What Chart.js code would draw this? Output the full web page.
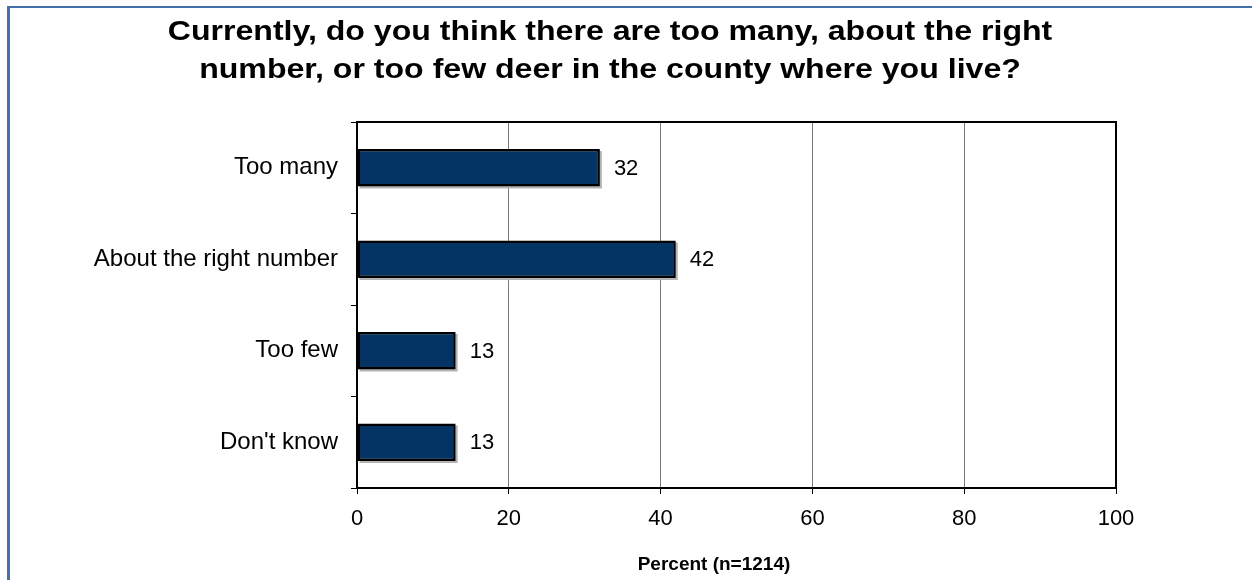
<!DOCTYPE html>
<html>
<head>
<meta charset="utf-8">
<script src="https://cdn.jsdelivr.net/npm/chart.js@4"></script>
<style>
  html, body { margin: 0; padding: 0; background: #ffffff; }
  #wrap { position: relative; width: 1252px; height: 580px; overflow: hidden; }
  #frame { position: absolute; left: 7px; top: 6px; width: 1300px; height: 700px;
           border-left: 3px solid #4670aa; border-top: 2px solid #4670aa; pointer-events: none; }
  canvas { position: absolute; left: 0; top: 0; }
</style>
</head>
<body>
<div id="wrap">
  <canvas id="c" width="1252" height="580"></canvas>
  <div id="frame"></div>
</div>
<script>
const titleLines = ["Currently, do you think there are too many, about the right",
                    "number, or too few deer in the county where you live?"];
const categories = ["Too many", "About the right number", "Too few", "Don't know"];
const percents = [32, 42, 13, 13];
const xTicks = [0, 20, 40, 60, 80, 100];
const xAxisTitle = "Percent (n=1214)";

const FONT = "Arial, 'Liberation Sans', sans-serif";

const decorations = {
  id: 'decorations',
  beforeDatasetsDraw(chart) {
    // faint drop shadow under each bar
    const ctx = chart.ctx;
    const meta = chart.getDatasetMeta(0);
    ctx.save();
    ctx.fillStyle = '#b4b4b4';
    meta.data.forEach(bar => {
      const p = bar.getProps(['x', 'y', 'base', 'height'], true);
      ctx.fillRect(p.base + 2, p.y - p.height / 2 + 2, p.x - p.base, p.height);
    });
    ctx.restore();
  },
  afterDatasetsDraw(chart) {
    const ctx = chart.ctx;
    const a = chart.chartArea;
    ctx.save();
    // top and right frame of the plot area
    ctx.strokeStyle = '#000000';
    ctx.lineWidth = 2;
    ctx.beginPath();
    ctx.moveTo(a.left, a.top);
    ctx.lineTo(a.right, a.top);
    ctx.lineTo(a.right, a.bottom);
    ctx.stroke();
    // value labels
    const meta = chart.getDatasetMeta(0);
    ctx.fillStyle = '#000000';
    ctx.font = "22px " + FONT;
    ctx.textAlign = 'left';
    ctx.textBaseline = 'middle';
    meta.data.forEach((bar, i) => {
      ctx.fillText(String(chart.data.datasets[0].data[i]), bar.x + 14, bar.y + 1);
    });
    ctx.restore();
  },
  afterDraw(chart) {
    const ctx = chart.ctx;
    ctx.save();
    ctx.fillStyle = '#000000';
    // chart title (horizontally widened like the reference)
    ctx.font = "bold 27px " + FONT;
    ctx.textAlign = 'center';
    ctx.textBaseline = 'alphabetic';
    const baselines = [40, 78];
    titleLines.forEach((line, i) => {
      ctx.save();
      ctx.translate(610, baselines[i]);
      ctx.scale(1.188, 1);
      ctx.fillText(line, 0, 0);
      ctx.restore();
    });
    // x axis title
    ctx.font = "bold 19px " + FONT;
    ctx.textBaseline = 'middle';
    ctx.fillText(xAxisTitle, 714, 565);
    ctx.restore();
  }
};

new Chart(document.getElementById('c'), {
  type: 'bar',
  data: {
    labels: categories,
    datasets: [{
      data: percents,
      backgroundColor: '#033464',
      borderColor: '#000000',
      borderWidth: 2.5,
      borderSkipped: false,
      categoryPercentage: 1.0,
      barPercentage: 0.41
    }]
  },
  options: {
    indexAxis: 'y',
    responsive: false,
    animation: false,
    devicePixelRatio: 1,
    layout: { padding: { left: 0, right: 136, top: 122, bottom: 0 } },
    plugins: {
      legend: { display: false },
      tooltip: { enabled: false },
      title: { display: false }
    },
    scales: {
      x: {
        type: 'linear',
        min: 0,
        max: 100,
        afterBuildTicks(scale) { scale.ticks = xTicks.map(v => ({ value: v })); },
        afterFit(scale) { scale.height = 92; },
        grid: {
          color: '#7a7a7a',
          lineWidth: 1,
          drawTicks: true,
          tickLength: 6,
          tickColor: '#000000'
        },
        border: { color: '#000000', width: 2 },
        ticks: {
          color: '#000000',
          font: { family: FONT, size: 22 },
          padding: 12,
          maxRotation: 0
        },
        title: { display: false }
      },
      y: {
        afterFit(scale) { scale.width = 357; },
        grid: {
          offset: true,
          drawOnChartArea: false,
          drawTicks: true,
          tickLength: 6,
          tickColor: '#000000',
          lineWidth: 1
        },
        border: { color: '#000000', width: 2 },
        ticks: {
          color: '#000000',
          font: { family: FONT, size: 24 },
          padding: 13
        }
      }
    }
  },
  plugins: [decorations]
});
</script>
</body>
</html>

▬▬▬

- _Problem to work on_
Restate the data above word for word. Skip every picture.

- _Solution for this exercise_
What Chart.js code would draw this? Output the full web page.
<!DOCTYPE html>
<html>
<head>
<meta charset="utf-8">
<script src="https://cdn.jsdelivr.net/npm/chart.js@4"></script>
<style>
  html, body { margin: 0; padding: 0; background: #ffffff; }
  #wrap { position: relative; width: 1252px; height: 580px; overflow: hidden; }
  #frame { position: absolute; left: 7px; top: 6px; width: 1300px; height: 700px;
           border-left: 3px solid #4670aa; border-top: 2px solid #4670aa; pointer-events: none; }
  canvas { position: absolute; left: 0; top: 0; }
</style>
</head>
<body>
<div id="wrap">
  <canvas id="c" width="1252" height="580"></canvas>
  <div id="frame"></div>
</div>
<script>
const titleLines = ["Currently, do you think there are too many, about the right",
                    "number, or too few deer in the county where you live?"];
const categories = ["Too many", "About the right number", "Too few", "Don't know"];
const percents = [32, 42, 13, 13];
const xTicks = [0, 20, 40, 60, 80, 100];
const xAxisTitle = "Percent (n=1214)";

const FONT = "Arial, 'Liberation Sans', sans-serif";

const decorations = {
  id: 'decorations',
  beforeDatasetsDraw(chart) {
    // faint drop shadow under each bar
    const ctx = chart.ctx;
    const meta = chart.getDatasetMeta(0);
    ctx.save();
    ctx.fillStyle = '#b4b4b4';
    meta.data.forEach(bar => {
      const p = bar.getProps(['x', 'y', 'base', 'height'], true);
      ctx.fillRect(p.base + 2, p.y - p.height / 2 + 2, p.x - p.base, p.height);
    });
    ctx.restore();
  },
  afterDatasetsDraw(chart) {
    const ctx = chart.ctx;
    const a = chart.chartArea;
    ctx.save();
    // top and right frame of the plot area
    ctx.strokeStyle = '#000000';
    ctx.lineWidth = 2;
    ctx.beginPath();
    ctx.moveTo(a.left, a.top);
    ctx.lineTo(a.right, a.top);
    ctx.lineTo(a.right, a.bottom);
    ctx.stroke();
    // value labels
    const meta = chart.getDatasetMeta(0);
    ctx.fillStyle = '#000000';
    ctx.font = "22px " + FONT;
    ctx.textAlign = 'left';
    ctx.textBaseline = 'middle';
    meta.data.forEach((bar, i) => {
      ctx.fillText(String(chart.data.datasets[0].data[i]), bar.x + 14, bar.y + 1);
    });
    ctx.restore();
  },
  afterDraw(chart) {
    const ctx = chart.ctx;
    ctx.save();
    ctx.fillStyle = '#000000';
    // chart title (horizontally widened like the reference)
    ctx.font = "bold 27px " + FONT;
    ctx.textAlign = 'center';
    ctx.textBaseline = 'alphabetic';
    const baselines = [40, 78];
    titleLines.forEach((line, i) => {
      ctx.save();
      ctx.translate(610, baselines[i]);
      ctx.scale(1.188, 1);
      ctx.fillText(line, 0, 0);
      ctx.restore();
    });
    // x axis title
    ctx.font = "bold 19px " + FONT;
    ctx.textBaseline = 'middle';
    ctx.fillText(xAxisTitle, 714, 565);
    ctx.restore();
  }
};

new Chart(document.getElementById('c'), {
  type: 'bar',
  data: {
    labels: categories,
    datasets: [{
      data: percents,
      backgroundColor: '#033464',
      borderColor: '#000000',
      borderWidth: 2.5,
      borderSkipped: false,
      categoryPercentage: 1.0,
      barPercentage: 0.41
    }]
  },
  options: {
    indexAxis: 'y',
    responsive: false,
    animation: false,
    devicePixelRatio: 1,
    layout: { padding: { left: 0, right: 136, top: 122, bottom: 0 } },
    plugins: {
      legend: { display: false },
      tooltip: { enabled: false },
      title: { display: false }
    },
    scales: {
      x: {
        type: 'linear',
        min: 0,
        max: 100,
        afterBuildTicks(scale) { scale.ticks = xTicks.map(v => ({ value: v })); },
        afterFit(scale) { scale.height = 92; },
        grid: {
          color: '#7a7a7a',
          lineWidth: 1,
          drawTicks: true,
          tickLength: 6,
          tickColor: '#000000'
        },
        border: { color: '#000000', width: 2 },
        ticks: {
          color: '#000000',
          font: { family: FONT, size: 22 },
          padding: 12,
          maxRotation: 0
        },
        title: { display: false }
      },
      y: {
        afterFit(scale) { scale.width = 357; },
        grid: {
          offset: true,
          drawOnChartArea: false,
          drawTicks: true,
          tickLength: 6,
          tickColor: '#000000',
          lineWidth: 1
        },
        border: { color: '#000000', width: 2 },
        ticks: {
          color: '#000000',
          font: { family: FONT, size: 24 },
          padding: 13
        }
      }
    }
  },
  plugins: [decorations]
});
</script>
</body>
</html>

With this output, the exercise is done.